Copy the material below verbatim from the line with "Recreate this image" to the line with "(0,0) rectangle (1007,756);", both lines included, omitting pictures and every line outside that range.

↓

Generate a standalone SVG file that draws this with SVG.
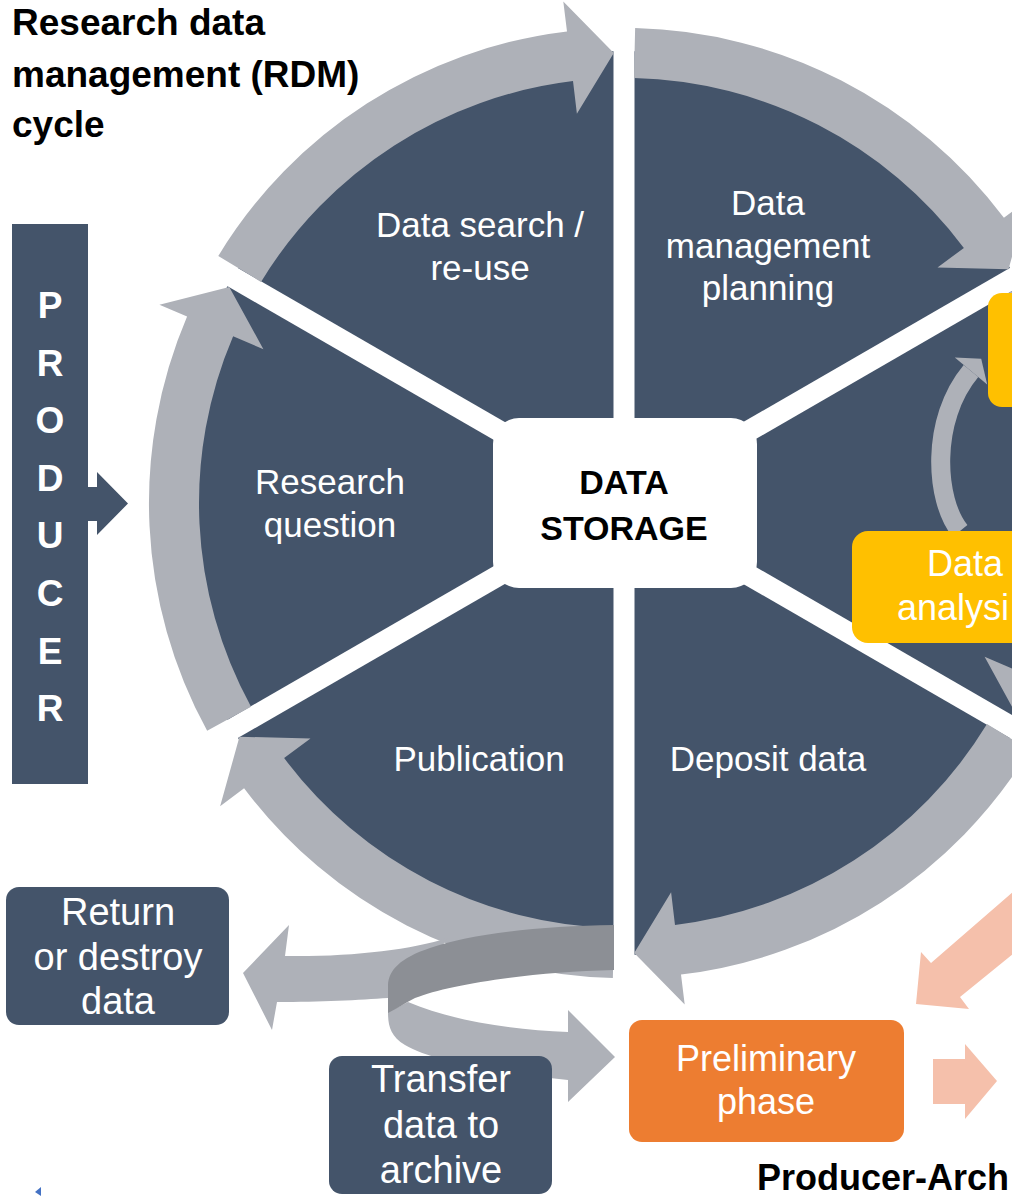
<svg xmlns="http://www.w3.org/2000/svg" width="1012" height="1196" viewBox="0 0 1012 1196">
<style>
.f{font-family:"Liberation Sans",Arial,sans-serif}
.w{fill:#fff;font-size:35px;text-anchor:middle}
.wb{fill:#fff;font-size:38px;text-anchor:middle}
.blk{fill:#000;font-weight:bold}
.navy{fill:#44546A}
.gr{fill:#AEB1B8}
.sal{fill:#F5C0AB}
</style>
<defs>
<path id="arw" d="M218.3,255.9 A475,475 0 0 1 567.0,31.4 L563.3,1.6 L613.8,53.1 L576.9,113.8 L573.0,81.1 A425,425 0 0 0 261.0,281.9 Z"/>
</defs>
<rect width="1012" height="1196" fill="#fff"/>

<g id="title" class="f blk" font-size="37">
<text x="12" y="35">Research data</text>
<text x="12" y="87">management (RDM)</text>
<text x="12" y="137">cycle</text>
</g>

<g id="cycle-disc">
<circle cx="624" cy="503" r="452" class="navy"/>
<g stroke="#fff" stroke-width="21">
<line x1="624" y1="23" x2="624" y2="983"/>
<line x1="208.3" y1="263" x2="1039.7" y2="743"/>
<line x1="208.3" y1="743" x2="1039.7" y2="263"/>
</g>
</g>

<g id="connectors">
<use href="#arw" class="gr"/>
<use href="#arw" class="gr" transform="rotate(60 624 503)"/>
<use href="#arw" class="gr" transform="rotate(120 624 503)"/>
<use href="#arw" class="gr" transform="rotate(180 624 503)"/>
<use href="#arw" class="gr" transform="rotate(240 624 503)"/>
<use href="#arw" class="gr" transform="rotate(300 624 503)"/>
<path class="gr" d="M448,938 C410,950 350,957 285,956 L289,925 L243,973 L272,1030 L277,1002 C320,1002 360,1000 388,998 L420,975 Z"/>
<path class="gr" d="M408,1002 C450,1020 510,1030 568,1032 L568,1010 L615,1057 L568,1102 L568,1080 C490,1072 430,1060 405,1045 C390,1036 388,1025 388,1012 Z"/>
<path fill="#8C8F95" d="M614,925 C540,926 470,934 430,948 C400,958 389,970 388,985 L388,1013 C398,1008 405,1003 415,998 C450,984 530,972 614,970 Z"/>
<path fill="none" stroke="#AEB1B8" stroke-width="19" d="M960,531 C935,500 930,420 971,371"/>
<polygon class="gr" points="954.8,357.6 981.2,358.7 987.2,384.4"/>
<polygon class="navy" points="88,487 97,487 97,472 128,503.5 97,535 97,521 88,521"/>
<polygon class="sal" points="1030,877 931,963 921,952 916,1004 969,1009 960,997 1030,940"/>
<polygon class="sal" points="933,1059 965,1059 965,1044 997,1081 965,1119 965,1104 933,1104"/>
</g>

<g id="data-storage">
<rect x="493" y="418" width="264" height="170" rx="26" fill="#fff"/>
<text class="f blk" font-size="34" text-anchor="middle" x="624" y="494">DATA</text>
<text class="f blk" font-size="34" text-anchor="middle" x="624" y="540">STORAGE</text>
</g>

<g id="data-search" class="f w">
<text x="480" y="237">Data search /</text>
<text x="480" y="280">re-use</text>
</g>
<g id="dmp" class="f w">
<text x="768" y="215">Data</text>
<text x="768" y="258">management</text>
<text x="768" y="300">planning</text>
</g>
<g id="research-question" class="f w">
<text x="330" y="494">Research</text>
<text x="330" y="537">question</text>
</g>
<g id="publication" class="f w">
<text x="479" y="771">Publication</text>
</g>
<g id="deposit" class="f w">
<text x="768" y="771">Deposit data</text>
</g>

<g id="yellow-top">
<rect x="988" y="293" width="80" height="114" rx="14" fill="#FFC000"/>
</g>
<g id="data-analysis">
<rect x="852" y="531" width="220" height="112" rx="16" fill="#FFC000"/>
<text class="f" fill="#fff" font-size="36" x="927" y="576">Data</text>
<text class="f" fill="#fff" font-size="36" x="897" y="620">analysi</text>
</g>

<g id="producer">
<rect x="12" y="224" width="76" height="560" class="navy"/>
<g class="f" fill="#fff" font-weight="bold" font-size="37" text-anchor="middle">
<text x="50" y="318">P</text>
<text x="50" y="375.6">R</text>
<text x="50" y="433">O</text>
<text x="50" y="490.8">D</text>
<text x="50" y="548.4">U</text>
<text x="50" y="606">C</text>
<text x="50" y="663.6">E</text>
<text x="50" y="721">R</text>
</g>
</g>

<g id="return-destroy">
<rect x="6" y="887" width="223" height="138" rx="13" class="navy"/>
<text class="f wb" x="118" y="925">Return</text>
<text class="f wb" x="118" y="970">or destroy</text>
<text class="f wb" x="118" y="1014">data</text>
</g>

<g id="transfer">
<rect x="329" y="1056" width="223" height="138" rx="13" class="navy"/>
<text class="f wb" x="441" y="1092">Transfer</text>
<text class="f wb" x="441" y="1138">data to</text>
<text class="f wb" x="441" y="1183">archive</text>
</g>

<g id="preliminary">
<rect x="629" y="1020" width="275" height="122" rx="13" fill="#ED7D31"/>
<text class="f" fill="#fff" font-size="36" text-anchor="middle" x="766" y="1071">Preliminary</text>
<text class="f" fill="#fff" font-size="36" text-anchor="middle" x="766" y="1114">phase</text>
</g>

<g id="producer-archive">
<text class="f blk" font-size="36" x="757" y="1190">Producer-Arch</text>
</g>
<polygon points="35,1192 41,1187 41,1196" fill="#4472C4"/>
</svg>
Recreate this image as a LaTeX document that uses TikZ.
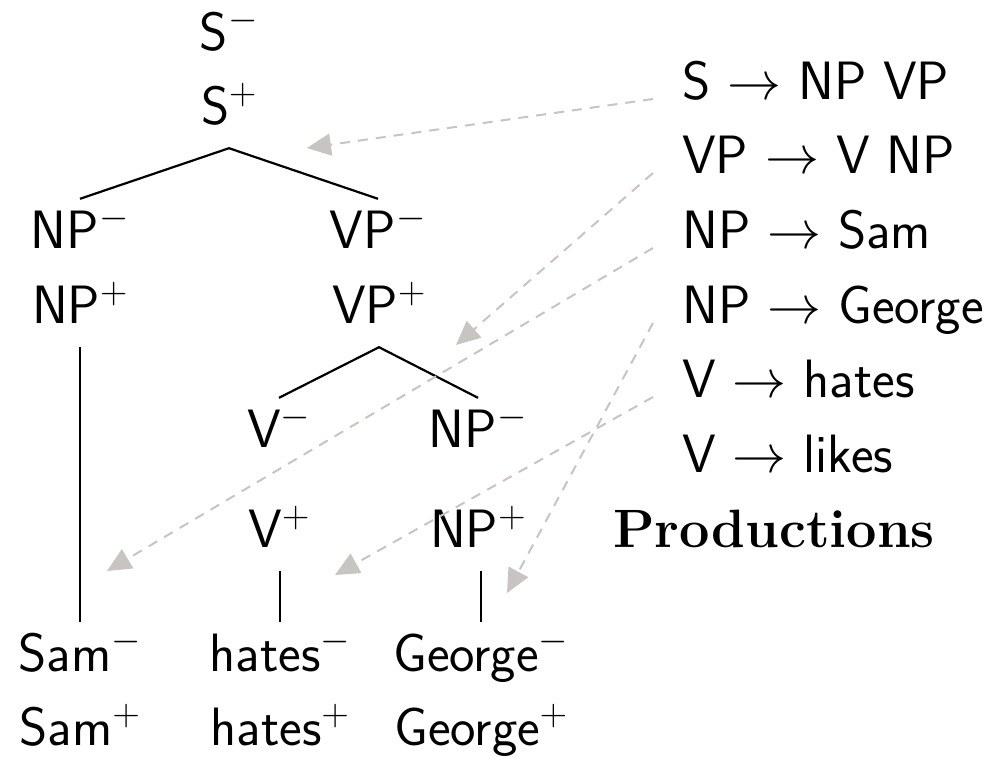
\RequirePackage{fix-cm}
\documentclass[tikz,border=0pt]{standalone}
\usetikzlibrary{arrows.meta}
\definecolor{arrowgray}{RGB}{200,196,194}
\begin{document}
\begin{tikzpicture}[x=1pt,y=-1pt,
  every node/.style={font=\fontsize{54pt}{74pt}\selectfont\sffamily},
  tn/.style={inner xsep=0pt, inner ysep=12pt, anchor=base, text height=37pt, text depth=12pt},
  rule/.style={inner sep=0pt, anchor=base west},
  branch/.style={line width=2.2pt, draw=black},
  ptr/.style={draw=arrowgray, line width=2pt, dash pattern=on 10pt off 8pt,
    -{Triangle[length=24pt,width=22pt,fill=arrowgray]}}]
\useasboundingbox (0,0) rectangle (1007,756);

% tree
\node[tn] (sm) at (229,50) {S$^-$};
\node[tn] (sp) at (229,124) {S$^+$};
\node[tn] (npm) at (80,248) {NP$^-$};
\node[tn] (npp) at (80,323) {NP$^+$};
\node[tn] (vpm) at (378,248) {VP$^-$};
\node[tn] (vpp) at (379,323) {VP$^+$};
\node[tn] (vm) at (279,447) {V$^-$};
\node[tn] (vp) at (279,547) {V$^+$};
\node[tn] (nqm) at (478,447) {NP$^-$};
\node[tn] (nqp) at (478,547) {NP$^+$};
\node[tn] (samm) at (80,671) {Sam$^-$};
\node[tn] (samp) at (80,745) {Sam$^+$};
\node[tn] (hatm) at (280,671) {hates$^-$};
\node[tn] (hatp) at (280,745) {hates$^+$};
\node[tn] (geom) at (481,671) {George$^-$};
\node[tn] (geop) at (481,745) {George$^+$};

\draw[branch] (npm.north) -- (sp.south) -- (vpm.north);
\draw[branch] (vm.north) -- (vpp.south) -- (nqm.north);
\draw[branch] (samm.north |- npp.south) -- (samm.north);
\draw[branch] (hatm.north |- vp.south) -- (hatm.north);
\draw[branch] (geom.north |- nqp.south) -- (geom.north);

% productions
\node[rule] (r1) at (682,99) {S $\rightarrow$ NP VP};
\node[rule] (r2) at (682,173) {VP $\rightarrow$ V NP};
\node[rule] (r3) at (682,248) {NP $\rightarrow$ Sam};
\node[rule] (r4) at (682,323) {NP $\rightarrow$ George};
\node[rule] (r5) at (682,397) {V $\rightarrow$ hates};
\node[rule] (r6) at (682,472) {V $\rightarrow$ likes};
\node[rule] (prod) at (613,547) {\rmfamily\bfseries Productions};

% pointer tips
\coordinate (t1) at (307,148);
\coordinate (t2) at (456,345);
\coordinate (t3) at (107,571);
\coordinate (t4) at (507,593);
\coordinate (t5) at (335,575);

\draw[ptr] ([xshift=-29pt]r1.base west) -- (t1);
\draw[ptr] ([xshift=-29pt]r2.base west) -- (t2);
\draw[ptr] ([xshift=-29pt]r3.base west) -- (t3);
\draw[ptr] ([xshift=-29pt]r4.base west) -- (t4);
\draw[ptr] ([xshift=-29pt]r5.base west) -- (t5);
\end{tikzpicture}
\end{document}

↑

**Task response**
Recreate this image as a LaTeX document that uses TikZ.
\RequirePackage{fix-cm}
\documentclass[tikz,border=0pt]{standalone}
\usetikzlibrary{arrows.meta}
\definecolor{arrowgray}{RGB}{200,196,194}
\begin{document}
\begin{tikzpicture}[x=1pt,y=-1pt,
  every node/.style={font=\fontsize{54pt}{74pt}\selectfont\sffamily},
  tn/.style={inner xsep=0pt, inner ysep=12pt, anchor=base, text height=37pt, text depth=12pt},
  rule/.style={inner sep=0pt, anchor=base west},
  branch/.style={line width=2.2pt, draw=black},
  ptr/.style={draw=arrowgray, line width=2pt, dash pattern=on 10pt off 8pt,
    -{Triangle[length=24pt,width=22pt,fill=arrowgray]}}]
\useasboundingbox (0,0) rectangle (1007,756);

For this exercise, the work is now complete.